Cease and desist letters
Cease and desist letters are frequently purchased by small business owners dealing with copyright infringement, trademark misuse, or contractual breaches. These clients often cannot afford a lawyer for a straightforward letter, but they want something that looks and reads professionally. Experienced writers charge $100–$250 for these. Always include a clear disclaimer that you are a writer, not a legal professional, and that the client should seek legal advice for complex situations.
Demand letters
Demand letters are used to formally request payment of a debt, return of property, or fulfillment of a contractual obligation before escalating to court. Small business owners and individuals frequently need these but cannot justify the cost of a lawyer for a first-step document. Pricing: $80–$200 per letter, depending on complexity.
Important: Always clarify in your service listing that you are a freelance writer, not an attorney, and that your letters do not constitute legal advice. This protects both you and your clients.
Where to find clients for your letter writing side hustle
Finding your first clients is the hardest part – once you have reviews and a portfolio, inbound inquiries become a natural part of the business. Here are the most effective channels for letter writers at every stage.
Freelance platforms
Fiverr and Upwork are the obvious starting points. The competition is real but manageable if you niche down clearly from the beginning. “Cover letter writer” is crowded. “Cover letter writer for tech and SaaS roles” is far more searchable and positions you as a specialist from day one.
On Fiverr, a well-structured gig with a clear niche, three strong samples, and a competitive entry price ($15–$25 for a basic package) can generate your first reviews within two to three weeks. Once you have 10–20 five-star reviews, you can raise your prices significantly without losing order volume.

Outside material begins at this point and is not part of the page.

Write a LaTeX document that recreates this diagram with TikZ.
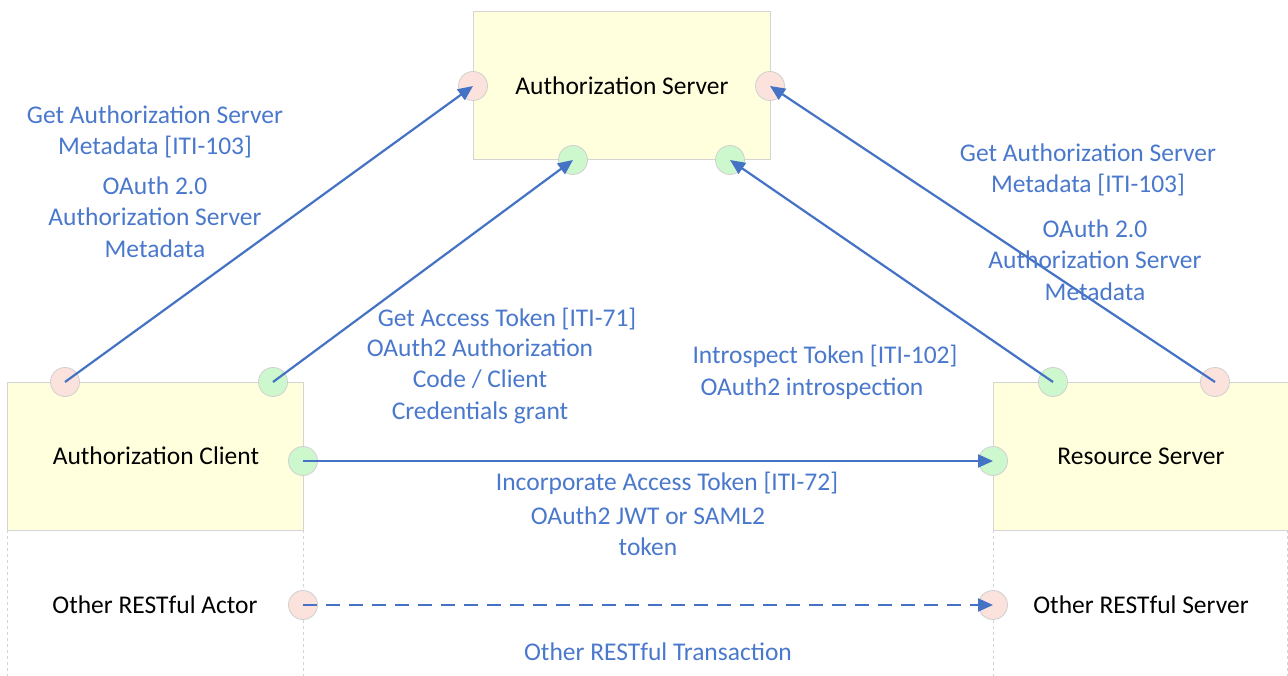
\documentclass[tikz,border=0pt]{standalone}
\usepackage{fontspec}
\setmainfont{Carlito}
\usetikzlibrary{arrows.meta}
\definecolor{boxfill}{HTML}{FFFFDD}
\definecolor{boxline}{HTML}{D4D4D4}
\definecolor{pinkport}{HTML}{FBE2DC}
\definecolor{greenport}{HTML}{CDF7CD}
\definecolor{portline}{HTML}{D0D0D0}
\definecolor{flow}{HTML}{4472C4}
\definecolor{labelblue}{HTML}{4A78CC}
\tikzset{
  actorbox/.style={draw=boxline, fill=boxfill, line width=1pt, inner sep=0pt},
  port/.style={circle, draw=portline, line width=0.8pt, minimum size=29pt, inner sep=0pt},
  pinkp/.style={port, fill=pinkport},
  greenp/.style={port, fill=greenport},
  flowarrow/.style={draw=flow, line width=2.2pt, -{Triangle[length=15pt,width=13pt]}},
  lbl/.style={text=labelblue, align=center, font=\fontsize{25.5}{31.5}\selectfont, inner sep=0pt},
  actorname/.style={text=black, align=center, font=\fontsize{25.5}{31.5}\selectfont, inner sep=0pt},
  lifeline/.style={draw=boxline, dashed, line width=0.8pt}
}
\begin{document}
\begin{tikzpicture}[x=1pt,y=-1pt]
\useasboundingbox (0,0) rectangle (1288,676);
% lifelines
\draw[lifeline] (7,530) -- (7,676);
\draw[lifeline] (303,530) -- (303,676);
\draw[lifeline] (993,530) -- (993,676);
\draw[lifeline] (1287,530) -- (1287,676);
% boxes
\draw[actorbox] (473,12) rectangle (770,160);
\draw[actorbox] (7,382) rectangle (303,530);
\draw[actorbox] (993,382) rectangle (1288,530);
\node[actorname] (as) at (622,86) {Authorization Server};
\node[actorname] (ac) at (156,456) {Authorization Client};
\node[actorname] (rs) at (1141,456) {Resource Server};
\node[actorname] (oa) at (155,605) {Other RESTful Actor};
\node[actorname] (os) at (1141,605) {Other RESTful Server};
% ports
\node[pinkp] (asL) at (473,86) {};
\node[pinkp] (asR) at (770,86) {};
\node[greenp] (asG1) at (573,160) {};
\node[greenp] (asG2) at (730,160) {};
\node[pinkp] (acP) at (65,382) {};
\node[greenp] (acG) at (273,382) {};
\node[greenp] (acR) at (303,461) {};
\node[greenp] (rsG) at (1053,382) {};
\node[pinkp] (rsP) at (1215,382) {};
\node[greenp] (rsL) at (993,461) {};
\node[pinkp] (oaP) at (303,605) {};
\node[pinkp] (osP) at (993,605) {};
% arrows
\draw[flowarrow] (acP.center) -- (asL.center);
\draw[flowarrow] (acG.center) -- (asG1.center);
\draw[flowarrow] (rsG.center) -- (asG2.center);
\draw[flowarrow] (rsP.center) -- (asR.center);
\draw[flowarrow] (acR.center) -- (rsL.center);
\draw[flowarrow, dash pattern=on 14pt off 9pt] (oaP.center) -- (osP.center);
% labels
\node[lbl] (l1a) at (155,132) {Get Authorization Server\\Metadata [ITI-103]};
\node[lbl] (l1b) at (155,217) {OAuth 2.0\\Authorization Server\\Metadata};
\node[lbl] (l2a) at (1088,170) {Get Authorization Server\\Metadata [ITI-103]};
\node[lbl] (l2b) at (1095,260) {OAuth 2.0\\Authorization Server\\Metadata};
\node[lbl] (l3a) at (507,319) {Get Access Token [ITI-71]};
\node[lbl] (l3b) at (480,381) {OAuth2 Authorization\\Code / Client\\Credentials grant};
\node[lbl] (l4a) at (825,356) {Introspect Token [ITI-102]};
\node[lbl] (l4b) at (812,389) {OAuth2 introspection};
\node[lbl] (l5a) at (667,483) {Incorporate Access Token [ITI-72]};
\node[lbl] (l5b) at (648,531) {OAuth2 JWT or SAML2\\token};
\node[lbl] (l6) at (658,652) {Other RESTful Transaction};
\end{tikzpicture}
\end{document}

On Upwork, proposal quality matters more than profile completeness at first. Write proposals that address the client’s specific situation rather than copying a generic pitch template. A personalized, 4–6 sentence proposal with one relevant example will outperform a polished generic one almost every time.

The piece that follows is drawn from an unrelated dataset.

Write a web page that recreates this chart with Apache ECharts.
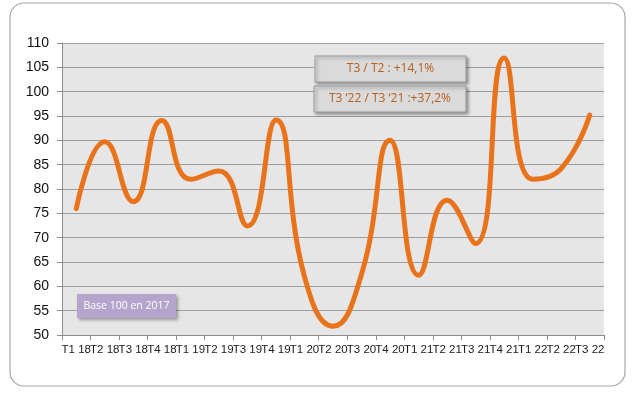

LinkedIn and direct outreach
LinkedIn is underused by freelance letter writers. If you specialize in business correspondence – sales letters, partnership proposals, executive communications – your target clients are already on LinkedIn. A well-optimized profile with a clear service statement can generate inbound messages without any paid advertising.
Direct outreach also works well for complaint letter specialists. Join Reddit communities like r/legaladvice, r/personalfinance, or r/landlord and provide genuinely helpful advice. Over time, you build a reputation as someone who knows how these letters work – and people will ask about your services.
Your own website and SEO
A simple freelance website with service pages targeting long-tail keywords – “insurance appeal letter writer”, “professional cover letter service”, “cease and desist letter freelancer” – can generate consistent organic traffic within 6–12 months of publishing. This is a longer play, but the leads that come from organic search are typically higher intent and convert well.
Even a basic three-page site built on WordPress or Squarespace is enough to get started. The key is to have at least two or three writing samples visible and a clear, simple way to contact or hire you.
Legal and ethical considerations
The letter writing side hustle sits in a legitimate space – but there are a few areas where writers need to be careful to avoid crossing ethical or legal lines.
What to avoid
The most important line to respect is the one between professional letter writing and the unauthorized practice of law. Writing a cease and desist letter or a demand letter is legal as long as you are clear that you are a freelance writer and not an attorney. Never suggest that a letter constitutes legal advice or that you are qualified to assess a client’s legal position.
Key principle: Always include a service disclaimer stating that you are a freelance writer, not a licensed legal professional, on any letter service that touches legal territory.
Ghost-writing letters – writing in someone else’s voice for them to sign – is entirely legal and widely practiced. Cover letters, recommendation letters, and business correspondence are all routinely ghost-written. The ethical standard is simply that the client has full knowledge and ownership of what you produce for them.
Avoid accepting projects that ask you to write letters designed to mislead or deceive – fake references, fraudulent insurance claims, or letters impersonating another party. These are not only ethically problematic but potentially illegal, and the reputational damage to your freelance business is severe if discovered.
What to do instead
Build your business on transparency. List your services clearly, state what you do and do not provide, and include a simple disclaimer on any legally adjacent work. Clients who understand the scope of your service are also far less likely to dispute work or leave negative reviews.
If a client’s situation requires actual legal counsel – for example, they are dealing with a complex employment dispute or a serious contractual breach – refer them to a lawyer. That kind of honest guidance builds trust and generates long-term goodwill.
How to grow your letter writing side hustle
Starting is one thing – building a consistent income stream from letter writing requires a few deliberate strategic moves. Here is how the path looks at each level.
Beginner
Pick one letter type – cover letters are the most accessible – and create two or three polished samples that showcase your range. List on Fiverr with a competitive entry price and write genuinely personalized proposals on Upwork. Focus entirely on generating your first five reviews. Do not spread across multiple niches until you have proof of concept in one.
Intermediate
Once you have consistent work in your first niche, expand into a complementary one. Cover letter writers naturally expand into LinkedIn profile rewrites, full resume packages, or business introduction letters. Bundle your services to increase average order value – a cover letter plus a tailored resume summary, for example, can sell for $80–$150 as a package rather than two separate $30–$50 jobs.
Advanced
Advanced letter writers diversify away from one-off gigs and toward retainer relationships. A small business owner who needs regular sales letters, a law firm that outsources initial demand letters, or an HR department with ongoing employee communication needs – these clients pay more per month and require less acquisition effort than a constant stream of one-off projects. Retainers in this niche typically run $300–$800 per month for 4–8 letters, and they are negotiable once you have demonstrated consistent quality.
At the advanced stage, some writers also productize their knowledge – creating letter templates, writing guides, or short courses on professional correspondence. These generate additional income alongside active client work.
Earning potential: $1,500–$3,500/month for advanced writers with a mix of retainers, high-value projects, and productized offerings.